In my email this morning came this very important information about tornadoes. I felt it was important to get the word out to my readers and everyone. Please be safe during this tornado season upon us now.
|Photo purchased by me.via Canstock Photos|
Many areas of the United States have been devastated by tornadoes.
With all the wicked weather that hits in May, it’s important to know how
to best keep you and your family safe. Tornadoes are Mother Nature’s
most violent storms. In a matter of seconds, a tornado can destroy a
neighborhood or take a life. Following safety precautions during a
tornado can increase your and your family’s chances of survival.
Every year, about 1,000 tornadoes touchdown in the U.S. While some
are clearly visible, others may be totally rain-wrapped. Tornadoes
generally occur near the trailing edge (right-rear quadrant) of a
thunderstorm. The first step to stay safe from a tornado is staying
tuned to your local weather TV station. If a tornado watch or warning is
issued in your area, meteorologists will hit the airwaves and let you
know when and where the storms will strike.

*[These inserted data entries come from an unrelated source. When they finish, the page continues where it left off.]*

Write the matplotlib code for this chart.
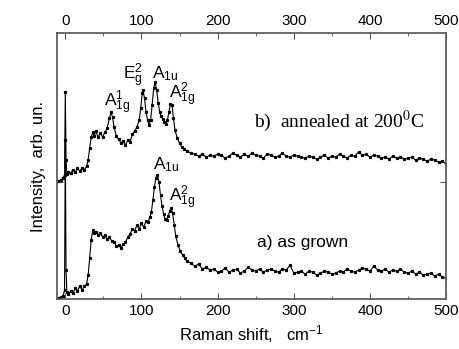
import matplotlib
matplotlib.use("Agg")
import matplotlib.pyplot as plt
from matplotlib.ticker import MultipleLocator

# Raman shift (cm-1), as grown sample
shift_a = [-10, -6, -3, -1, 0, 1, 2, 4, 7, 10, 13, 16, 19, 22, 25, 28, 30, 32, 34, 36,
           38, 40, 43, 46, 49, 52, 55, 58, 61, 64, 67, 70, 73, 76, 79, 82, 85, 88, 91, 94,
           97, 100, 103, 106, 109, 111, 113, 115, 117, 119, 121, 123, 125, 127, 129, 131,
           133, 135, 137, 139, 141, 143, 145, 148, 151, 154, 157, 160, 165, 170, 175, 180,
           185, 190, 195, 200, 205, 210, 215, 220, 225, 230, 235, 240, 245, 250, 255, 260,
           265, 270, 275, 280, 285, 290, 295, 300, 305, 310, 315, 320, 325, 330, 335, 340,
           345, 350, 355, 360, 365, 370, 375, 380, 385, 390, 395, 400, 405, 410, 415, 420,
           425, 430, 435, 440, 445, 450, 455, 460, 465, 470, 475, 480, 485, 490, 495, 500]
int_a = [1, 2, 3, 9, 159, 29, 7, 5, 8, 6, 11, 8, 13, 9, 13, 15, 24, 41, 59, 69,
         66, 67, 64, 66, 62, 64, 60, 62, 58, 57, 53, 54, 51, 55, 57, 62, 65, 70, 68, 74,
         70, 76, 72, 78, 77, 82, 87, 99, 112, 121, 124, 117, 104, 93, 85, 80,
         79, 83, 88, 91, 86, 74, 63, 54, 48, 44, 41, 38, 36, 33, 35, 30,
         32, 29, 30, 27, 28, 31, 27, 29, 30, 26, 28, 32, 29, 28, 30, 27,
         29, 30, 28, 27, 30, 29, 34, 26, 27, 28, 25, 28, 27, 24, 26, 28,
         27, 25, 26, 28, 27, 30, 28, 27, 29, 31, 30, 28, 33, 29, 28, 30,
         27, 29, 28, 30, 27, 26, 28, 25, 27, 24, 25, 26, 23, 25, 22, 21]

# Raman shift (cm-1), annealed at 200 C
shift_b = [-10, -6, -3, -1, 0, 1, 2, 4, 7, 10, 13, 16, 19, 22, 25, 28, 30, 32, 34, 36,
           38, 40, 43, 46, 49, 52, 55, 58, 60, 62, 64, 67, 70, 73, 76, 79, 82, 85, 88, 91,
           94, 97, 99, 101, 102, 104, 106, 108, 110, 112, 114, 116, 118, 120, 122, 124, 126,
           128, 130, 132, 134, 136, 138, 140, 142, 144, 147, 150, 153, 156, 160, 165, 170,
           175, 180, 185, 190, 195, 200, 205, 210, 215, 220, 225, 230, 235, 240, 245, 250,
           255, 260, 265, 270, 275, 280, 285, 290, 295, 300, 305, 310, 315, 320, 325, 330,
           335, 340, 345, 350, 355, 360, 365, 370, 375, 380, 385, 390, 395, 400, 405, 410,
           415, 420, 425, 430, 435, 440, 445, 450, 455, 460, 465, 470, 475, 480, 485, 490,
           495, 500]
int_b = [118, 119, 121, 124, 207, 139, 125, 127, 126, 129, 127, 131, 128, 131, 129, 133, 139, 151, 162, 167,
         163, 168, 162, 166, 162, 167, 171, 181, 187, 182, 172, 163, 160, 156, 158, 154, 159, 157, 165, 168,
         172, 179, 191, 206, 209, 201, 187, 179, 174, 179, 194, 211, 217, 209, 196, 187, 183,
         180, 177, 175, 179, 187, 195, 194, 181, 169, 161, 156, 152, 150, 148, 146, 145,
         143, 145, 142, 144, 143, 145, 144, 141, 143, 146, 144, 142, 145, 143, 146, 144,
         143, 141, 145, 144, 142, 143, 146, 143, 142, 144, 143, 142, 141, 143, 142, 140,
         142, 144, 141, 143, 142, 145, 143, 141, 144, 143, 147, 144, 145, 142, 144, 143,
         141, 142, 140, 143, 141, 142, 140, 141, 142, 139, 141, 140, 138, 140, 139, 137,
         138, 135]

x_ticks = [0, 100, 200, 300, 400, 500]

plt.rcParams['font.family'] = ['Liberation Sans', 'DejaVu Sans']
plt.rcParams['mathtext.fontset'] = 'custom'
plt.rcParams['mathtext.rm'] = 'Liberation Sans'
plt.rcParams['mathtext.it'] = 'Liberation Sans'

fig = plt.figure(figsize=(4.59, 3.49), dpi=100)
ax = fig.add_axes([0.124, 0.143, 0.848, 0.762])

ax.plot(shift_a, int_a, '-', color='black', lw=0.8, marker='s', ms=1.3)
ax.plot(shift_b, int_b, '-', color='black', lw=0.8, marker='s', ms=1.3)

ax.set_xlim(-11, 500)
ax.set_ylim(0, 266)
ax.set_xticks(x_ticks)
ax.xaxis.set_minor_locator(MultipleLocator(50))
ax.set_yticks([117])
ax.set_yticklabels([])
ax.tick_params(axis='x', which='both', direction='in', top=True, labeltop=True,
               labelsize=11, color='#505050')
ax.tick_params(axis='x', which='major', length=4)
ax.tick_params(axis='x', which='minor', length=2.5)
ax.tick_params(axis='y', direction='in', right=True, length=4, color='#505050')
for s in ax.spines.values():
    s.set_color('#606060')
    s.set_linewidth(1.3)

ax.set_xlabel('Raman shift,   cm$^{-1}$', fontsize=12)
ax.set_ylabel('Intensity,  arb. un.', fontsize=12)

# peak labels
ax.text(68, 196, r'A$_{1g}^{1}$', fontsize=12.5, ha='center', va='center')
ax.text(89, 223, r'E$_{g}^{2}$', fontsize=12.5, ha='center', va='center')
ax.text(131, 225, r'A$_{1u}$', fontsize=12.5, ha='center', va='center')
ax.text(154, 204, r'A$_{1g}^{2}$', fontsize=12.5, ha='center', va='center')
ax.text(133, 134, r'A$_{1u}$', fontsize=12.5, ha='center', va='center')
ax.text(153, 101, r'A$_{1g}^{2}$', fontsize=12.5, ha='center', va='center')

ax.text(360, 178, 'b)  annealed at 200$^{0}$C', fontsize=14, ha='center', va='center',
        family='Liberation Serif', math_fontfamily='stix')
ax.text(312, 57, 'a) as grown', fontsize=12.5, ha='center', va='center')

fig.savefig('out.png', dpi=100)
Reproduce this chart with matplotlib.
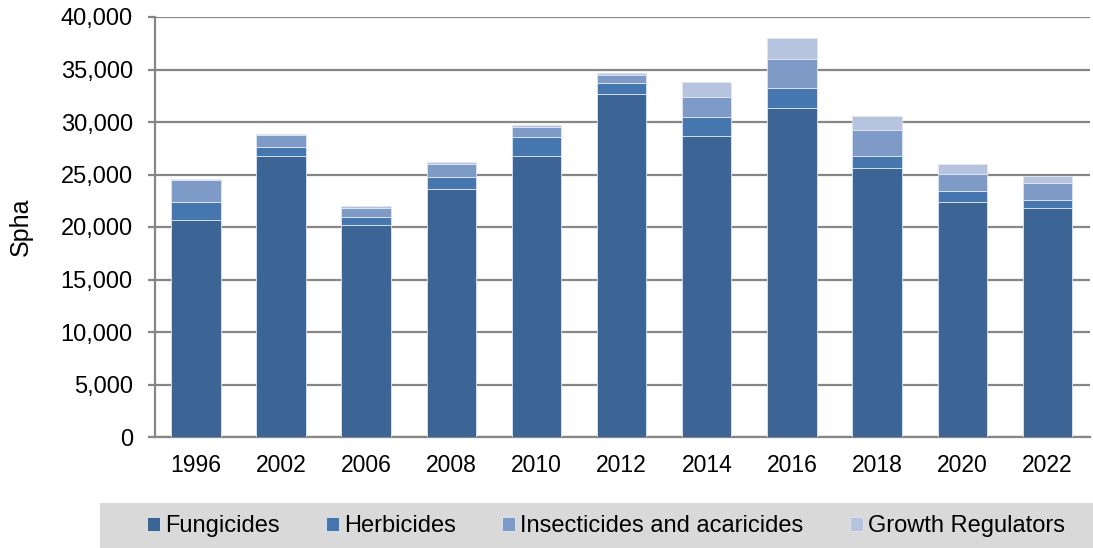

A tornado watch means there is a chance of tornadoes, while a warning
means a tornado has been observed or is indicated on radar.
Tornado Safety Tips
• The best shelter from a tornado is a safe room, basement or storm
cellar. If those are not available, go to an interior room without
windows on the lowest level of the structure, preferably a closet or
bathroom. Place as many walls between you and the outside as possible.
• Cover yourself with pillows, a mattress or blankets and wear a helmet and shatter resistant goggles. Keep your shoes on.
• Mobile homes are extremely unsafe during a tornado. If you feel
your home is unsafe, move to a pre-selected shelter before the storm
• Avoid windows, and do not take shelter in halls that open to the outside.
• If you are in a vehicle, get out immediately and go to the lowest
floor of a sturdy, nearby building or a storm shelter. If there is not a
building nearby, lie flat in a ditch or depression and cover your head
with your hands.
• DO NOT take shelter under an underpass or bridge. It is not safe since it can leave you exposed to flying debris.
• Be aware of the counties, cities and towns that are near you. It
will be easier to track the tornado’s direction if you are familiar with
the geography of your area.
When tornadoes strike, proper shelter can make the difference between
life and death. Because of this, many organizations make it their goal
to protect those who find themselves in the path of severe weather. FEMA
offers an abundance of information for those interested in constructing
safe rooms for individuals, families, or communities.